Exclude the pictures, then repeat the remaining data exactly.
## Begin PROVIDED DATA
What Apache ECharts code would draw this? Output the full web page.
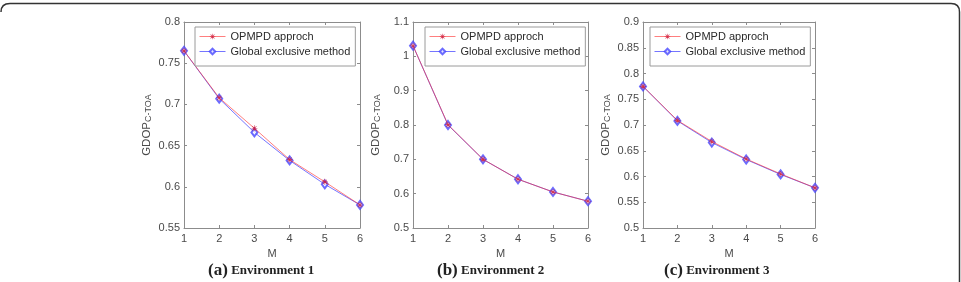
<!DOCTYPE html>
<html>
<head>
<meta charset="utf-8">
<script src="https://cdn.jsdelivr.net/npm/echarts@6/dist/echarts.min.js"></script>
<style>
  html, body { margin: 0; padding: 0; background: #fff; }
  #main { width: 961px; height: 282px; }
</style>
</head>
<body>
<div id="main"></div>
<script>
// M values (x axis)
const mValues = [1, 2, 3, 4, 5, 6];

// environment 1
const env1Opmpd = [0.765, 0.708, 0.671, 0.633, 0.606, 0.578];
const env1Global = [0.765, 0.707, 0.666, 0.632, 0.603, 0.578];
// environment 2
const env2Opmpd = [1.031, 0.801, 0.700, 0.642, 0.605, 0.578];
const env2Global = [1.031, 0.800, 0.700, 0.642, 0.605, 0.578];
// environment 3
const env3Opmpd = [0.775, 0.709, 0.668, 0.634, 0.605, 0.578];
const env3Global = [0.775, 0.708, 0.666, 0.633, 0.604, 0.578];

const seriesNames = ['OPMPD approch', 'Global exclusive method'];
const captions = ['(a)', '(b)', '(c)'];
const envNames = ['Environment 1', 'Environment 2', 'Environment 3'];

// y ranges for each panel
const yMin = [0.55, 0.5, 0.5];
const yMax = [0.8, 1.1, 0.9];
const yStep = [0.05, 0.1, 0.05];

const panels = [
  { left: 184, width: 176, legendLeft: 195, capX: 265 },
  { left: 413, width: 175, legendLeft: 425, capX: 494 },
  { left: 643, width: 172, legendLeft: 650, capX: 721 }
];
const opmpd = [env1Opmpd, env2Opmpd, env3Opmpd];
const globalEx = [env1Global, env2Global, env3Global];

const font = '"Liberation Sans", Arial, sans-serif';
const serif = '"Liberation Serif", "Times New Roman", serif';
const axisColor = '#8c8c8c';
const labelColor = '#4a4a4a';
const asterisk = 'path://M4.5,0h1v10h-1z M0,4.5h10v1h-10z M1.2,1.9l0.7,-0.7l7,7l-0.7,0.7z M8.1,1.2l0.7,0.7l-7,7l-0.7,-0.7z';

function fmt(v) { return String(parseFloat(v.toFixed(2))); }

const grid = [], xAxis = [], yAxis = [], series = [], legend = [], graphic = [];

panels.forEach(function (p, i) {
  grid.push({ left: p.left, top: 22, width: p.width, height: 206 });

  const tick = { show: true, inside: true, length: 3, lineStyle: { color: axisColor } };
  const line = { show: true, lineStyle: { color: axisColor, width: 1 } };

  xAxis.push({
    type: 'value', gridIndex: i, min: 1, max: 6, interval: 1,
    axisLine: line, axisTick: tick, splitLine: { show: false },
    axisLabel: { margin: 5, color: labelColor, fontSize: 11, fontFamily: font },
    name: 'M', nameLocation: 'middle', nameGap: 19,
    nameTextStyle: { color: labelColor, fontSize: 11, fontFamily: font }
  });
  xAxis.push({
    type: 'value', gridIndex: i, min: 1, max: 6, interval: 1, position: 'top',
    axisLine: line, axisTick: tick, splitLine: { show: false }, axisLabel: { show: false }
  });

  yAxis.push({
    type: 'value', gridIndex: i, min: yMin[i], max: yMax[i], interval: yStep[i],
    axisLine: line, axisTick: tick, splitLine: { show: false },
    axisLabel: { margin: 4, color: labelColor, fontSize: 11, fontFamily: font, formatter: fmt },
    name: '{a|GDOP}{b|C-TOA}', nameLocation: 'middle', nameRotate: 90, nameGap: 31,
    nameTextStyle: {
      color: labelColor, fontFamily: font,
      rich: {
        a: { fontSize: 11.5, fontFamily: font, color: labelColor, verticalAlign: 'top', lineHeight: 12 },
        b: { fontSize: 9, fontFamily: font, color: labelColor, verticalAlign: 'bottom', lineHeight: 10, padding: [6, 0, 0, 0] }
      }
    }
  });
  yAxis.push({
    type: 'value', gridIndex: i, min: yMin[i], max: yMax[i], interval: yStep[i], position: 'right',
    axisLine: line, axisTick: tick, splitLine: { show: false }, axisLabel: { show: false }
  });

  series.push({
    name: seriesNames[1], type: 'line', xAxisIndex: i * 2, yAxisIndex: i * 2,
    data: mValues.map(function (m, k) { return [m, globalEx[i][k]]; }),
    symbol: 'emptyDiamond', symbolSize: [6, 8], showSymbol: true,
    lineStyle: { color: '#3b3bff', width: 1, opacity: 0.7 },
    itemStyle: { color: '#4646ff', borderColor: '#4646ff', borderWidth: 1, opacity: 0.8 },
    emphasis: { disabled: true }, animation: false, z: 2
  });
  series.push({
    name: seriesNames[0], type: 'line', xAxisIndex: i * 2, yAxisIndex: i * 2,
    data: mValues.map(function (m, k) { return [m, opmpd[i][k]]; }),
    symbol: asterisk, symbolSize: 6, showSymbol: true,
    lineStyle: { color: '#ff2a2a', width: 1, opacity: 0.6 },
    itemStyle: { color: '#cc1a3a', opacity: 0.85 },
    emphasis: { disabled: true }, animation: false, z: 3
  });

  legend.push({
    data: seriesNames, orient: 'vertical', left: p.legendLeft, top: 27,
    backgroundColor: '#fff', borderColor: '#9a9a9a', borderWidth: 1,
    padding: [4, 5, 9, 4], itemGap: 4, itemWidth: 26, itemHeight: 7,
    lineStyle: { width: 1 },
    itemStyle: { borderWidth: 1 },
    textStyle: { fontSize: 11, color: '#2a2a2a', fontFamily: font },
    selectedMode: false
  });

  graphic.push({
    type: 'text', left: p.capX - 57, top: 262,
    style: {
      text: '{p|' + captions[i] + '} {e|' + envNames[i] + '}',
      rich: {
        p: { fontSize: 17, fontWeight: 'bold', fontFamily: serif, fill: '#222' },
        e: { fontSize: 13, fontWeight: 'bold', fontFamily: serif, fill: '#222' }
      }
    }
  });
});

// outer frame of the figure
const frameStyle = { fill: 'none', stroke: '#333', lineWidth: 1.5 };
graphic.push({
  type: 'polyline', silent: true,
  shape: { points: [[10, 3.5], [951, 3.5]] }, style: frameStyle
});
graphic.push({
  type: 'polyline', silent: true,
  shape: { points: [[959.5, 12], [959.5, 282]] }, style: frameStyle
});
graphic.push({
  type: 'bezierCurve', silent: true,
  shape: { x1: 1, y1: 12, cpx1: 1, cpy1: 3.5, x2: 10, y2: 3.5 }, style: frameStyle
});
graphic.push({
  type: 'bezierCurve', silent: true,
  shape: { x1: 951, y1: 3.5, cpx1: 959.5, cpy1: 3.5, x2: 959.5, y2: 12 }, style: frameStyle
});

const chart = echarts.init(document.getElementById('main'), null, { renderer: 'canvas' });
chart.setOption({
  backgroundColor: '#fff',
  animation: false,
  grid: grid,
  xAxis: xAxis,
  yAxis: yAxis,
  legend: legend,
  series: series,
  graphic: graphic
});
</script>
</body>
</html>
## End PROVIDED DATA
◆ TASK RESULT
What Apache ECharts code would draw this? Output the full web page.
<!DOCTYPE html>
<html>
<head>
<meta charset="utf-8">
<script src="https://cdn.jsdelivr.net/npm/echarts@6/dist/echarts.min.js"></script>
<style>
  html, body { margin: 0; padding: 0; background: #fff; }
  #main { width: 961px; height: 282px; }
</style>
</head>
<body>
<div id="main"></div>
<script>
// M values (x axis)
const mValues = [1, 2, 3, 4, 5, 6];

// environment 1
const env1Opmpd = [0.765, 0.708, 0.671, 0.633, 0.606, 0.578];
const env1Global = [0.765, 0.707, 0.666, 0.632, 0.603, 0.578];
// environment 2
const env2Opmpd = [1.031, 0.801, 0.700, 0.642, 0.605, 0.578];
const env2Global = [1.031, 0.800, 0.700, 0.642, 0.605, 0.578];
// environment 3
const env3Opmpd = [0.775, 0.709, 0.668, 0.634, 0.605, 0.578];
const env3Global = [0.775, 0.708, 0.666, 0.633, 0.604, 0.578];

const seriesNames = ['OPMPD approch', 'Global exclusive method'];
const captions = ['(a)', '(b)', '(c)'];
const envNames = ['Environment 1', 'Environment 2', 'Environment 3'];

// y ranges for each panel
const yMin = [0.55, 0.5, 0.5];
const yMax = [0.8, 1.1, 0.9];
const yStep = [0.05, 0.1, 0.05];

const panels = [
  { left: 184, width: 176, legendLeft: 195, capX: 265 },
  { left: 413, width: 175, legendLeft: 425, capX: 494 },
  { left: 643, width: 172, legendLeft: 650, capX: 721 }
];
const opmpd = [env1Opmpd, env2Opmpd, env3Opmpd];
const globalEx = [env1Global, env2Global, env3Global];

const font = '"Liberation Sans", Arial, sans-serif';
const serif = '"Liberation Serif", "Times New Roman", serif';
const axisColor = '#8c8c8c';
const labelColor = '#4a4a4a';
const asterisk = 'path://M4.5,0h1v10h-1z M0,4.5h10v1h-10z M1.2,1.9l0.7,-0.7l7,7l-0.7,0.7z M8.1,1.2l0.7,0.7l-7,7l-0.7,-0.7z';

function fmt(v) { return String(parseFloat(v.toFixed(2))); }

const grid = [], xAxis = [], yAxis = [], series = [], legend = [], graphic = [];

panels.forEach(function (p, i) {
  grid.push({ left: p.left, top: 22, width: p.width, height: 206 });

  const tick = { show: true, inside: true, length: 3, lineStyle: { color: axisColor } };
  const line = { show: true, lineStyle: { color: axisColor, width: 1 } };

  xAxis.push({
    type: 'value', gridIndex: i, min: 1, max: 6, interval: 1,
    axisLine: line, axisTick: tick, splitLine: { show: false },
    axisLabel: { margin: 5, color: labelColor, fontSize: 11, fontFamily: font },
    name: 'M', nameLocation: 'middle', nameGap: 19,
    nameTextStyle: { color: labelColor, fontSize: 11, fontFamily: font }
  });
  xAxis.push({
    type: 'value', gridIndex: i, min: 1, max: 6, interval: 1, position: 'top',
    axisLine: line, axisTick: tick, splitLine: { show: false }, axisLabel: { show: false }
  });

  yAxis.push({
    type: 'value', gridIndex: i, min: yMin[i], max: yMax[i], interval: yStep[i],
    axisLine: line, axisTick: tick, splitLine: { show: false },
    axisLabel: { margin: 4, color: labelColor, fontSize: 11, fontFamily: font, formatter: fmt },
    name: '{a|GDOP}{b|C-TOA}', nameLocation: 'middle', nameRotate: 90, nameGap: 31,
    nameTextStyle: {
      color: labelColor, fontFamily: font,
      rich: {
        a: { fontSize: 11.5, fontFamily: font, color: labelColor, verticalAlign: 'top', lineHeight: 12 },
        b: { fontSize: 9, fontFamily: font, color: labelColor, verticalAlign: 'bottom', lineHeight: 10, padding: [6, 0, 0, 0] }
      }
    }
  });
  yAxis.push({
    type: 'value', gridIndex: i, min: yMin[i], max: yMax[i], interval: yStep[i], position: 'right',
    axisLine: line, axisTick: tick, splitLine: { show: false }, axisLabel: { show: false }
  });

  series.push({
    name: seriesNames[1], type: 'line', xAxisIndex: i * 2, yAxisIndex: i * 2,
    data: mValues.map(function (m, k) { return [m, globalEx[i][k]]; }),
    symbol: 'emptyDiamond', symbolSize: [6, 8], showSymbol: true,
    lineStyle: { color: '#3b3bff', width: 1, opacity: 0.7 },
    itemStyle: { color: '#4646ff', borderColor: '#4646ff', borderWidth: 1, opacity: 0.8 },
    emphasis: { disabled: true }, animation: false, z: 2
  });
  series.push({
    name: seriesNames[0], type: 'line', xAxisIndex: i * 2, yAxisIndex: i * 2,
    data: mValues.map(function (m, k) { return [m, opmpd[i][k]]; }),
    symbol: asterisk, symbolSize: 6, showSymbol: true,
    lineStyle: { color: '#ff2a2a', width: 1, opacity: 0.6 },
    itemStyle: { color: '#cc1a3a', opacity: 0.85 },
    emphasis: { disabled: true }, animation: false, z: 3
  });

  legend.push({
    data: seriesNames, orient: 'vertical', left: p.legendLeft, top: 27,
    backgroundColor: '#fff', borderColor: '#9a9a9a', borderWidth: 1,
    padding: [4, 5, 9, 4], itemGap: 4, itemWidth: 26, itemHeight: 7,
    lineStyle: { width: 1 },
    itemStyle: { borderWidth: 1 },
    textStyle: { fontSize: 11, color: '#2a2a2a', fontFamily: font },
    selectedMode: false
  });

  graphic.push({
    type: 'text', left: p.capX - 57, top: 262,
    style: {
      text: '{p|' + captions[i] + '} {e|' + envNames[i] + '}',
      rich: {
        p: { fontSize: 17, fontWeight: 'bold', fontFamily: serif, fill: '#222' },
        e: { fontSize: 13, fontWeight: 'bold', fontFamily: serif, fill: '#222' }
      }
    }
  });
});

// outer frame of the figure
const frameStyle = { fill: 'none', stroke: '#333', lineWidth: 1.5 };
graphic.push({
  type: 'polyline', silent: true,
  shape: { points: [[10, 3.5], [951, 3.5]] }, style: frameStyle
});
graphic.push({
  type: 'polyline', silent: true,
  shape: { points: [[959.5, 12], [959.5, 282]] }, style: frameStyle
});
graphic.push({
  type: 'bezierCurve', silent: true,
  shape: { x1: 1, y1: 12, cpx1: 1, cpy1: 3.5, x2: 10, y2: 3.5 }, style: frameStyle
});
graphic.push({
  type: 'bezierCurve', silent: true,
  shape: { x1: 951, y1: 3.5, cpx1: 959.5, cpy1: 3.5, x2: 959.5, y2: 12 }, style: frameStyle
});

const chart = echarts.init(document.getElementById('main'), null, { renderer: 'canvas' });
chart.setOption({
  backgroundColor: '#fff',
  animation: false,
  grid: grid,
  xAxis: xAxis,
  yAxis: yAxis,
  legend: legend,
  series: series,
  graphic: graphic
});
</script>
</body>
</html>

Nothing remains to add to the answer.